The importance of a comfortable chair

Sandra Dodd, who I’ve mentioned before and to whose site I have a link on my blogroll, has a weekly live chat to discuss learning, unschooling and anything else of interest that may come up.   I was reading a transcript of an older chat session, and one parent asked if she should be worried that her son wants to do nothing but sit in front of the computer all day, playing video games.   Sandra immediately responded that the parent should not be worried, but should make sure the child has a comfortable chair to sit in and eats something periodically.   I remember really loving that comment.   It was such a calm, matter of fact response that resonated even on a written chat.   No worries, it said, just be sure he is comfortable and fed.

In a state like New York, where there are fairly stringent regulations regarding paperwork and filing, it is sometimes difficult to completely divorce yourself from the idea that some sort of curriculum, some classes must be taken in order to prove the ‘learning’ of things to the powers that be.   Imagine a parent writing on their quarterly paperwork, which is sent in to the DOE, “This quarter, John spent most of his days on line playing World of Warcraft.   I made sure he had a comfortable chair and was fed.”   End of report.    If I was perhaps a little gutsier, I would be tempted to write something along those lines.  (Although it would involve PopTropica and Cityville instead of World of Warcraft)  Instead, I still look for ways to ‘sort’ our experiences into subjects because I know that’s what the DOE wants.

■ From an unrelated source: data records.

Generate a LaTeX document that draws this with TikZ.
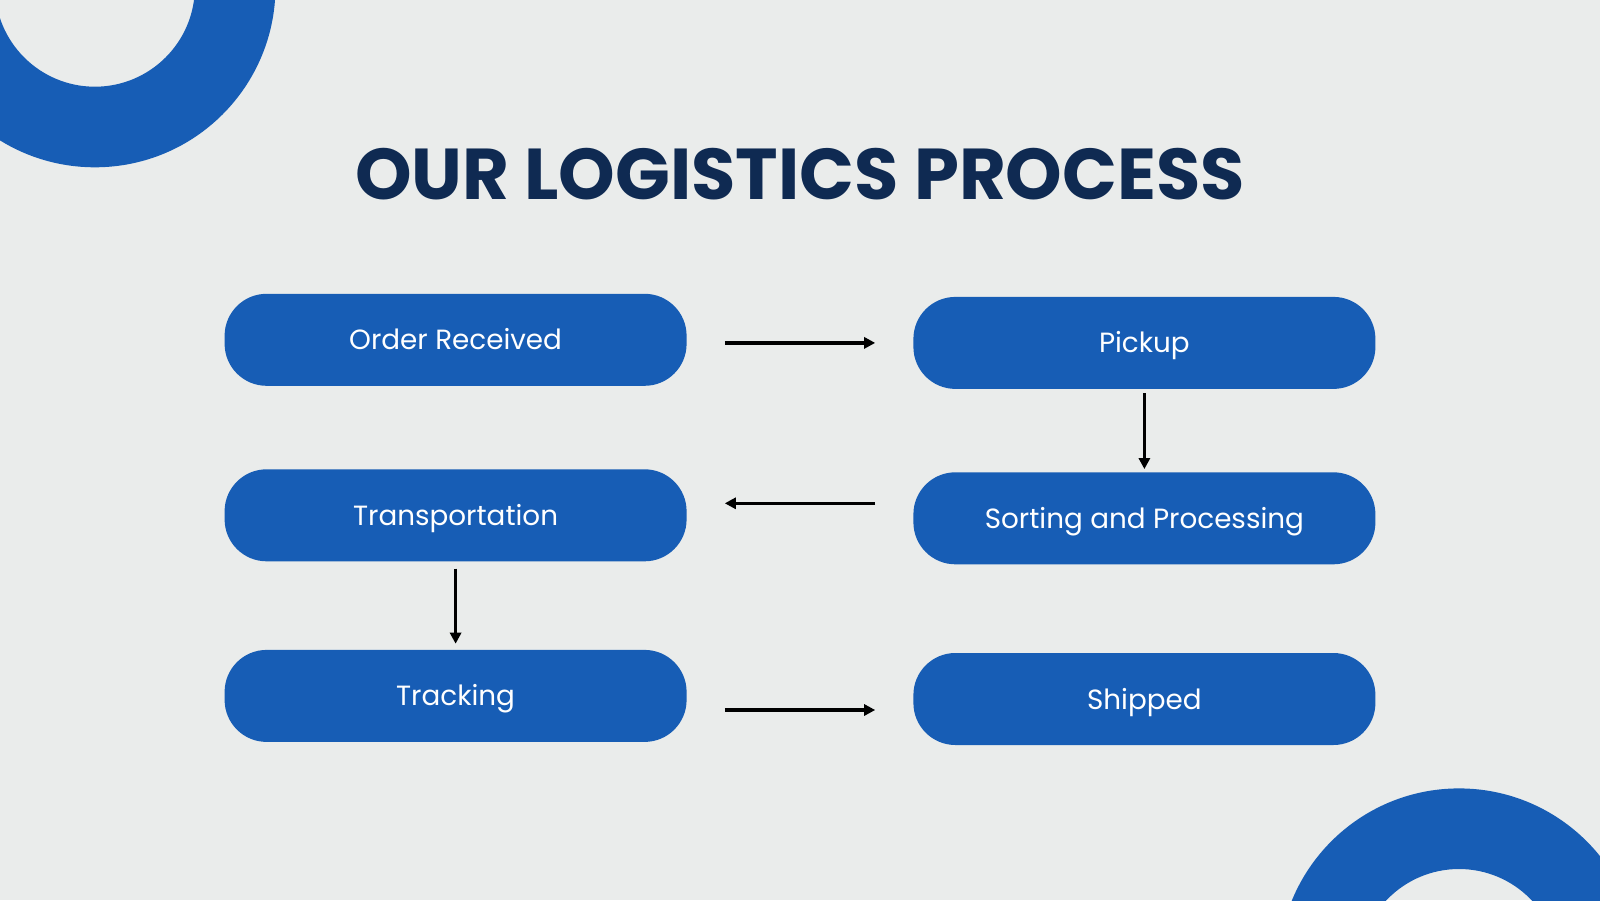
\documentclass[tikz,border=0pt]{standalone}
\usepackage{fontspec}
\setmainfont{Poppins}
\usetikzlibrary{arrows.meta}
\definecolor{bgcol}{HTML}{EAECEB}
\definecolor{boxblue}{HTML}{175DB5}
\definecolor{navy}{HTML}{0F2A52}
\begin{document}
\begin{tikzpicture}[x=1pt,y=-1pt,
  box/.style={fill=boxblue,rounded corners=42pt,minimum width=462pt,minimum height=92pt,
    inner sep=0pt,text height=20pt,text depth=0pt,text=white,font=\fontsize{27.8}{32}\selectfont},
  arr/.style={-{Triangle[length=11pt,width=11pt]},line width=3.2pt,black}]
  \fill[bgcol] (0,0) rectangle (1600,900);
  \useasboundingbox (0,0) rectangle (1600,900);
  \clip (0,0) rectangle (1600,900);
  % corner rings
  \fill[boxblue,even odd rule] (94.9,-13.3) circle (180.6pt) (94.9,-13.3) circle (100pt);
  \fill[boxblue,even odd rule] (1459,969) circle (180.6pt) (1459,969) circle (100pt);
  \node[text=navy,font=\fontsize{72}{76}\selectfont\bfseries,text height=53pt,text depth=0pt,inner sep=0pt] (title) at (800,172.5) {OUR LOGISTICS PROCESS};
  % steps
  \node[box] (or) at (455.6,339.8) {Order Received};
  \node[box] (pk) at (1144.4,342.9) {Pickup};
  \node[box] (tr) at (455.6,515.3) {Transportation};
  \node[box] (sp) at (1144.4,518.3) {Sorting and Processing};
  \node[box] (tk) at (455.6,695.9) {Tracking};
  \node[box] (sh) at (1144.4,699) {Shipped};
  % flow
  \draw[arr,shorten <=38pt,shorten >=38pt] (or.east |- pk.west) -- (pk.west);
  \draw[arr,shorten <=4pt,shorten >=3pt] (pk.south) -- (sp.north);
  \draw[arr,shorten <=38pt,shorten >=38pt] ([yshift=15pt]sp.west) -- ([yshift=15pt]sp.west -| tr.east);
  \draw[arr,shorten <=7pt,shorten >=6pt] (tr.south) -- (tk.north);
  \draw[arr,shorten <=38pt,shorten >=38pt] ([yshift=-11pt]sh.west -| tk.east) -- ([yshift=-11pt]sh.west);
\end{tikzpicture}
\end{document}
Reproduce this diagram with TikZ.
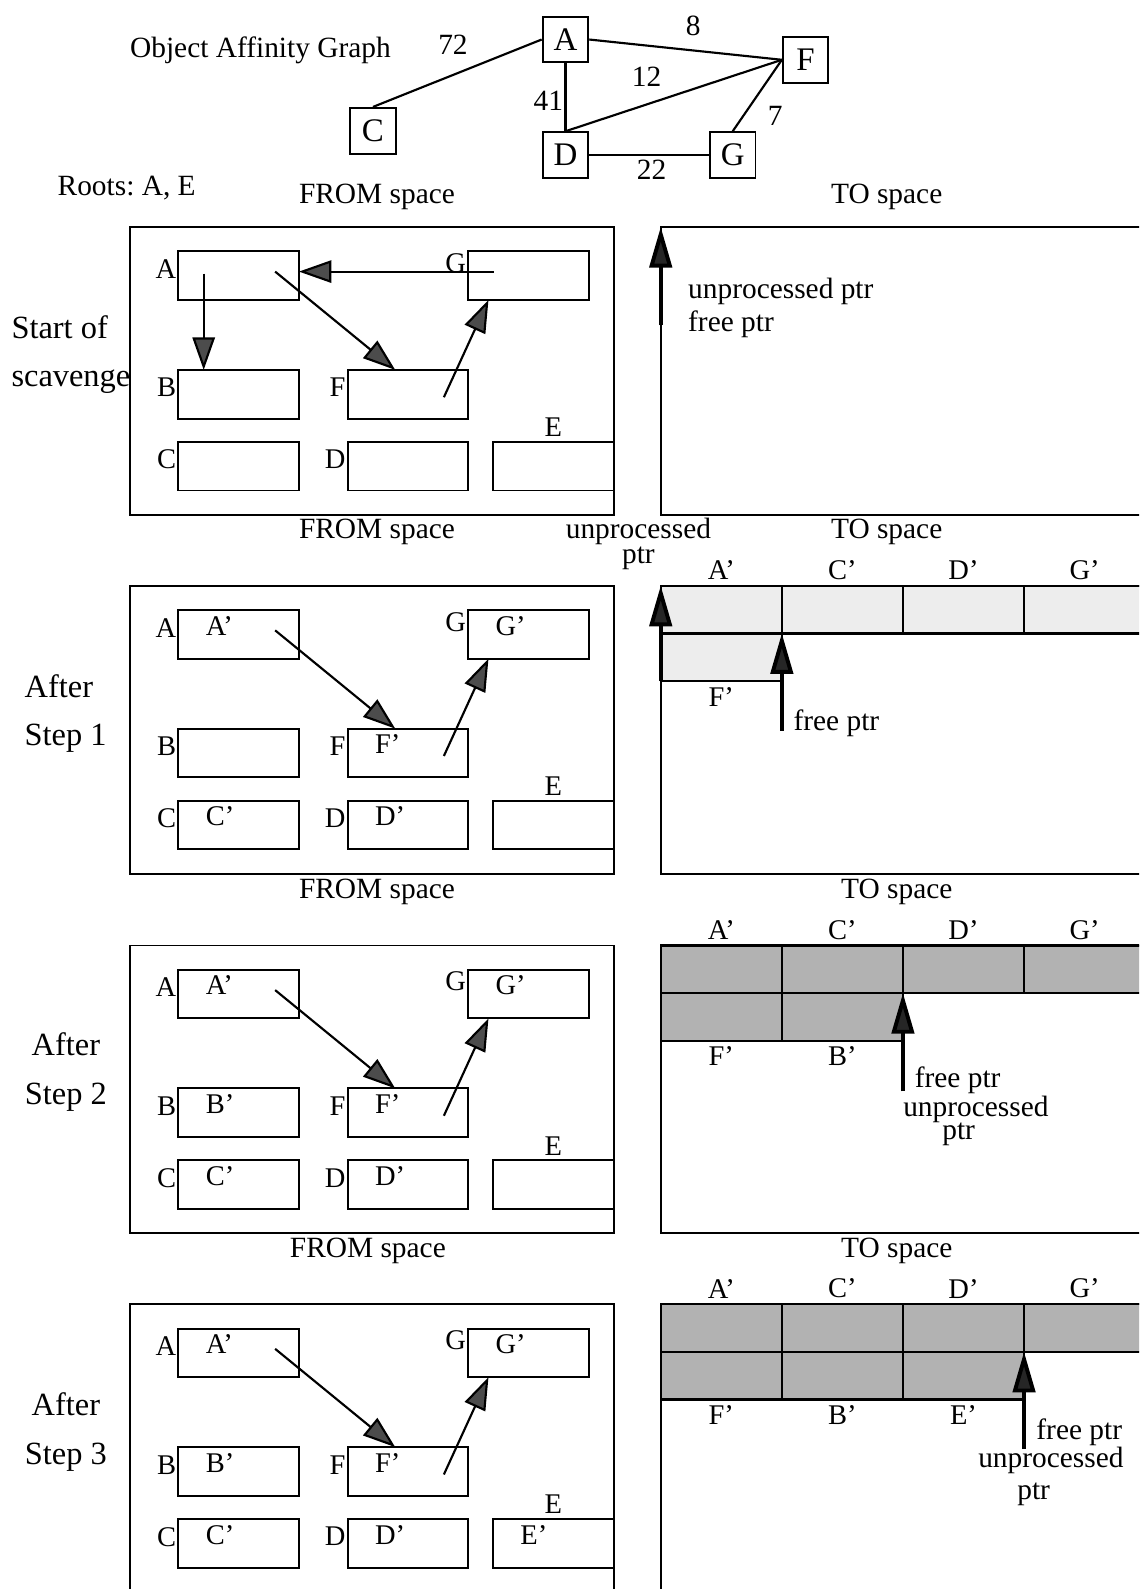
\documentclass[tikz,border=0pt]{standalone}
\usepackage{fontspec}
\setmainfont{Liberation Serif}
\usetikzlibrary{arrows.meta,positioning}

\tikzset{
  txt/.style={font=\fontsize{16.5}{18}\selectfont, inner sep=1pt},
  side/.style={font=\fontsize{18.2}{27.2}\selectfont, inner sep=0pt},
  small/.style={font=\fontsize{16}{17}\selectfont, inner sep=1pt},
  gnode/.style={draw, line width=1.1pt, minimum size=9mm, inner sep=0pt,
    font=\fontsize{18.5}{20}\selectfont},
  link/.style={line width=1.2pt},
  spacebox/.style={draw, line width=1.1pt, outer sep=0pt, inner sep=0pt,
    minimum height=56.8mm},
  obj/.style={draw, line width=1.1pt, outer sep=0pt, inner sep=0pt,
    minimum width=23.8mm, minimum height=9.6mm},
  cell/.style={draw, fill=#1, line width=1.3pt, outer sep=0pt, inner sep=0pt,
    minimum width=23.9mm, minimum height=9.4mm},
  cell/.default=black!30,
  oldlbl/.style={small, anchor=north east, yshift=-1.2mm},
  newlbl/.style={small, anchor=north west, xshift=5mm, yshift=-0.8mm},
  toplbl/.style={label={[small, label distance=0.8mm]above:#1}},
  botlbl/.style={label={[small, label distance=0.8mm]below:#1}},
  ref/.style={line width=1.2pt, -{Triangle[length=6.4mm, width=4.4mm, fill=black!70]}},
  ptr/.style={line width=2.2pt, -{Triangle[length=8mm, width=4.4mm, fill=black!85]}},
}

\begin{document}
\begin{tikzpicture}[x=0.2mm, y=-0.2mm]
  \clip (0,0) rectangle (1124,1568);

  % affinity graph
  \node[txt] (title) at (257,50) {Object Affinity Graph};
  \node[gnode] (gA) at (558,39) {A};
  \node[gnode] (gF) at (795,59) {F};
  \node[gnode] (gC) at (368,129) {C};
  \node[gnode] (gD) at (558,153) {D};
  \node[gnode] (gG) at (723,153) {G};
  \draw[link] (gC.north) -- (gA.west);
  \draw[link] (gA.east) -- (gF.west);
  \draw[link] (gA) -- (gD);
  \draw[link] (gD.north) -- (gF.west);
  \draw[link] (gF.west) -- (gG.north);
  \draw[link] (gD) -- (gG);
  \node[txt] (w72) at (447,44) {72};
  \node[txt] (w8) at (684,26) {8};
  \node[txt] (w12) at (638,76) {12};
  \node[txt] (w41) at (541,99) {41};
  \node[txt] (w7) at (765,114) {7};
  \node[txt] (w22) at (643,168) {22};
  \node[txt] (roots) at (125,186) {Roots:\ A, E};

  % headings
  \node[txt] (hf1) at (372,194) {FROM space};
  \node[txt] (ht1) at (875,194) {TO space};
  \node[txt] (hf2) at (372,525) {FROM space};
  \node[txt] (ht2) at (875,525) {TO space};
  \node[txt] (hf3) at (372,880) {FROM space};
  \node[txt] (ht3) at (885,880) {TO space};
  \node[txt] (hf4) at (363,1234) {FROM space};
  \node[txt] (ht4) at (885,1234) {TO space};

  \node[side, align=left, anchor=west] (s1) at (11,350) {Start of\\scavenge};
  \node[side, align=left, anchor=west] (s2) at (24,704) {After\\Step 1};
  \node[side, align=center] (s3) at (65,1058) {After\\Step 2};
  \node[side, align=center] (s4) at (65,1413) {After\\Step 3};

  % FROM and TO space, one row per step
  \foreach \p/\yy/\ca/\cb/\cc/\cd/\ce/\cf/\cg in {1/224/{}/{}/{}/{}/{}/{}/{},
      2/578/A'/{}/C'/D'/{}/F'/G', 3/933/A'/B'/C'/D'/{}/F'/G',
      4/1287/A'/B'/C'/D'/E'/F'/G'} {
    \begin{scope}[shift={(0,\yy)}]
      \node[spacebox, minimum width=95.6mm, anchor=north west] (from\p) at (128,0) {};
      \node[spacebox, minimum width=101.6mm, anchor=north west] (to\p) at (652,0) {};
      \node[obj, label={[oldlbl]north west:A}, label={[newlbl]north west:\ca}] (fA\p) at (235.5,48) {};
      \node[obj, label={[small, anchor=north east]north west:G}, label={[newlbl]north west:\cg}] (fG\p) at (521.5,48) {};
      \node[obj, label={[oldlbl]north west:B}, label={[newlbl]north west:\cb}] (fB\p) at (235.5,165) {};
      \node[obj, label={[oldlbl]north west:F}, label={[newlbl]north west:\cf}] (fF\p) at (402.5,165) {};
      \node[obj, label={[oldlbl]north west:C}, label={[newlbl]north west:\cc}] (fC\p) at (235.5,236) {};
      \node[obj, label={[oldlbl]north west:D}, label={[newlbl]north west:\cd}] (fD\p) at (402.5,236) {};
      \node[obj, label={[small, label distance=0.6mm]above:E}, label={[newlbl]north west:\ce}] (fE\p) at (546,236) {};
      \draw[ref] ([xshift=-4.7mm, yshift=0.8mm]fA\p.east) -- ([xshift=-2.5mm]fF\p.north);
      \draw[ref] ([xshift=7.1mm, yshift=-0.6mm]fF\p.center) -- ([xshift=4mm]fG\p.south west);
    \end{scope}
  }
  \draw[ref] ([xshift=5mm, yshift=0.4mm]fA1.west) -- ([xshift=5mm]fB1.north west);
  \draw[ref] ([xshift=-6.9mm, yshift=0.8mm]fG1.center) -- ([yshift=0.8mm]fA1.east);

  % copied objects in TO space
  \foreach \p/\yy/\tone in {2/578/black!7, 3/933/black!30, 4/1287/black!30} {
    \node[cell=\tone, anchor=north west, toplbl=A'] (tA\p) at (652,\yy) {};
    \node[cell=\tone, right=0pt of tA\p, toplbl=C'] (tC\p) {};
    \node[cell=\tone, right=0pt of tC\p, toplbl=D'] (tD\p) {};
    \node[cell=\tone, right=0pt of tD\p, toplbl=G'] (tG\p) {};
    \node[cell=\tone, below=0pt of tA\p, botlbl=F'] (tF\p) {};
  }
  \node[cell, below=0pt of tC3, botlbl=B'] (tB3) {};
  \node[cell, below=0pt of tC4, botlbl=B'] (tB4) {};
  \node[cell, below=0pt of tD4, botlbl=E'] (tE4) {};

  % pointers
  \draw[ptr] ([yshift=-19.4mm]to1.north west) -- (to1.north west);
  \node[txt, align=left, anchor=west, font=\fontsize{16.5}{18.2}\selectfont] (p1) at (677,304) {unprocessed ptr\\free ptr};

  \draw[ptr] (tF2.south west) -- (tA2.north west);
  \draw[ptr] ([yshift=-9.8mm]tF2.south east) -- (tF2.north east);
  \node[txt, align=center, font=\fontsize{16.5}{12.5}\selectfont] (p2u) at (630,537) {unprocessed\\ptr};
  \node[txt, anchor=west] (p2f) at (781,714) {free ptr};

  \draw[ptr] ([yshift=-10mm]tB3.south east) -- (tB3.north east);
  \node[txt, align=center, font=\fontsize{16.5}{13.4}\selectfont] (p3) at (963,1092)
    {free ptr\hspace*{7.2mm}\\unprocessed\\ptr\hspace*{6.8mm}};

  \draw[ptr] ([yshift=-9.8mm]tE4.south east) -- (tE4.north east);
  \node[txt, align=center, font=\fontsize{16.5}{13.4}\selectfont] (p4) at (1037,1443)
    {\hspace*{11.2mm}free ptr\\unprocessed\\[1.6mm]ptr\hspace*{6.8mm}};
\end{tikzpicture}
\end{document}
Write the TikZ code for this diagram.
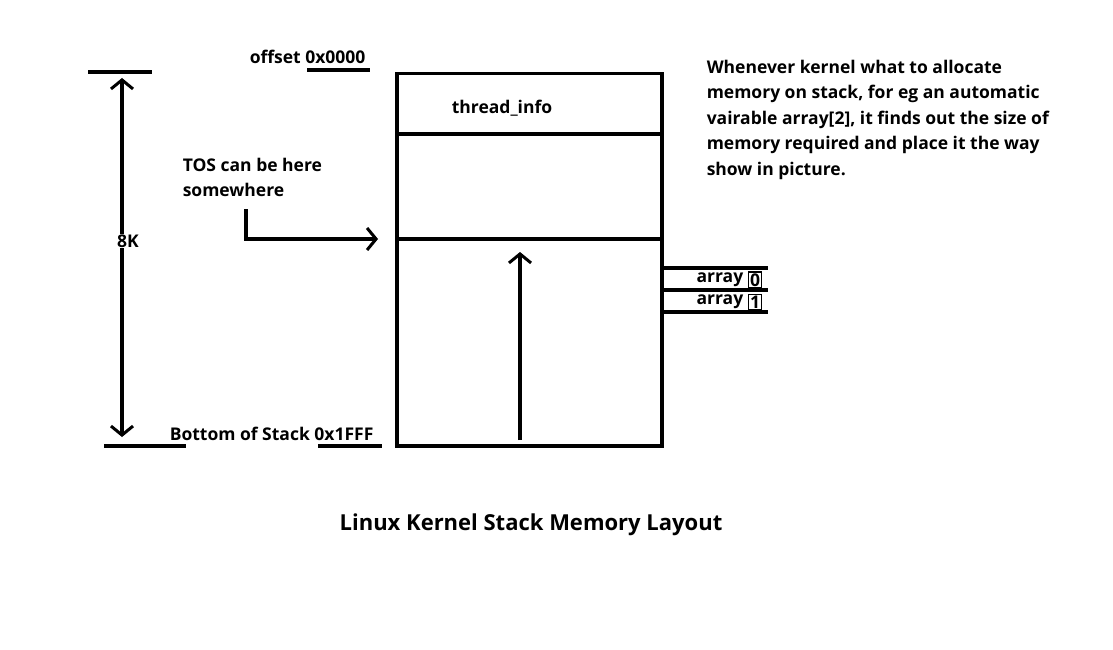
\documentclass[tikz,border=0pt]{standalone}
\usepackage{fontspec}
\setmainfont{Open Sans}
\usetikzlibrary{arrows.meta}
\begin{document}
\begin{tikzpicture}[x=1pt,y=-1pt,line width=3.5pt,
  txt/.style={font=\bfseries\fontsize{17.5}{20}\selectfont,inner sep=0pt},
  barb/.style={-{Straight Barb[length=9pt,width=22pt,line width=3pt]}}]
\useasboundingbox (0,0) rectangle (1113,650);
\node[draw,minimum width=265pt,minimum height=372pt,inner sep=0pt,anchor=north west] (box) at (395,72) {};
\coordinate (t1) at (395,134); \coordinate (t2) at (660,134);
\draw (t1) -- (t2);
\coordinate (s1) at (395,239); \coordinate (s2) at (660,239);
\draw (s1) -- (s2);
\node[txt] (ti) at (502,108) {thread\_info};
\coordinate (a1) at (660,268); \coordinate (a1e) at (768,268);
\coordinate (a2) at (660,290); \coordinate (a2e) at (768,290);
\coordinate (a3) at (660,312); \coordinate (a3e) at (768,312);
\draw (a1) -- (a1e); \draw (a2) -- (a2e); \draw (a3) -- (a3e);
\node[txt,anchor=east] (ar0) at (745,280) {array};
\node[txt,draw,line width=1.5pt,inner sep=1.5pt] (b0) at (755,280) {0};
\node[txt,anchor=east] (ar1) at (745,302) {array};
\node[txt,draw,line width=1.5pt,inner sep=1.5pt] (b1) at (755,302) {1};
% up arrow
\coordinate (u0) at (520,440); \coordinate (u1) at (520,252);
\draw[barb] (u0) -- (u1);
% TOS arrow
\node[txt,align=left,anchor=north west] (tos) at (181,156) {TOS can be here\\[5pt]somewhere};
\coordinate (p0) at (246,209); \coordinate (p1) at (246,239); \coordinate (p2) at (378,239);
\draw[barb] (p0) -- (p1) -- (p2);
% 8K
\coordinate (tb1) at (88,72); \coordinate (tb2) at (152,72);
\coordinate (bb1) at (104,446); \coordinate (bb2) at (186,446);
\draw (tb1) -- (tb2); \draw (bb1) -- (bb2);
\coordinate (k0) at (122,78); \coordinate (k1) at (122,437);
\draw[{Straight Barb[length=9pt,width=22pt,line width=3pt]}-{Straight Barb[length=9pt,width=22pt,line width=3pt]}] (k0) -- (k1);
\node[txt,fill=white,inner sep=1pt] (k) at (128,241) {8K};
% offsets
\node[txt,anchor=west] (off) at (248,57) {offset 0x0000};
\coordinate (o1) at (307,70); \coordinate (o2) at (370,70);
\draw (o1) -- (o2);
\node[txt,anchor=west] (bot) at (168,434) {Bottom of Stack 0x1FFF};
\coordinate (bo1) at (318,446); \coordinate (bo2) at (382,446);
\draw (bo1) -- (bo2);
\node[txt,align=left,anchor=north west] (note) at (705,58) {Whenever kernel what to allocate\\[5.5pt]memory on stack, for eg an automatic\\[5.5pt]vairable array[2], it finds out the size of\\[5.5pt]memory required and place it the way\\[5.5pt]show in picture.};
\node[font=\bfseries\fontsize{22}{24}\selectfont] (title) at (531,525) {Linux Kernel Stack Memory Layout};
\end{tikzpicture}
\end{document}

Today, for instance, we went to see the film “Gullivers Travels”.   Literature?  Hardly.  We haven’t read Jonathan Swift’s book, and in any case the film is only VERY loosely based on that text.   (Jack Black is hilarious, and leads the Lilliputians and their enemies in a rousing version of “War”.   Swift may be spinning in his grave.)    Upon returning home, Maya played on the Wii for awhile, Ben played with Lego, I made some phone calls and then I exercised on our mini-trampoline, turning the music up loud.   Because really, is there any other way to listen to Alanis Morrissette?      And I’m writing this post earlier than usual because at 8pm Biggest Loser comes on, and we’ll be watching Bob, Jillian and the two “unknown trainers” beat the crap out of some people while helping them get into shape.

Did we learn anything today?   I would say of course we did.   Can I separate it neatly into subjects you might recognize from your days in school?  Probably not, although you’d be surprised at how good I am at gleaning “Health”  from Biggest Loser, and “Weather and Geography” from Gulliver (the Bermuda Triangle plays a key role in the film)  in order to appease the DOE.    Is it all so much b.s.?   Honestly, yes, a lot of it is.   People have a hard time hearing that all you did today was watch movies and play games and follow a reality TV show.    They want to know what you learned, and they’d like it even more if what you learned had to do with history or math or science or social studies.   Even better if you have some amusing (or not) anecdote about how your kid didn’t want to do the lesson and how you finally ‘got’ them to.

Instead, I try my best to do what Sandra Dodd suggested.   It’s not so important what activity the kids choose.   If they are interested and absorbed, they are learning.    By providing comfort and food, you are providing support and letting them know that you believe their choices are valid and worthy.   As a result, they tend to make valid and worthy choices.    And what is more important than that?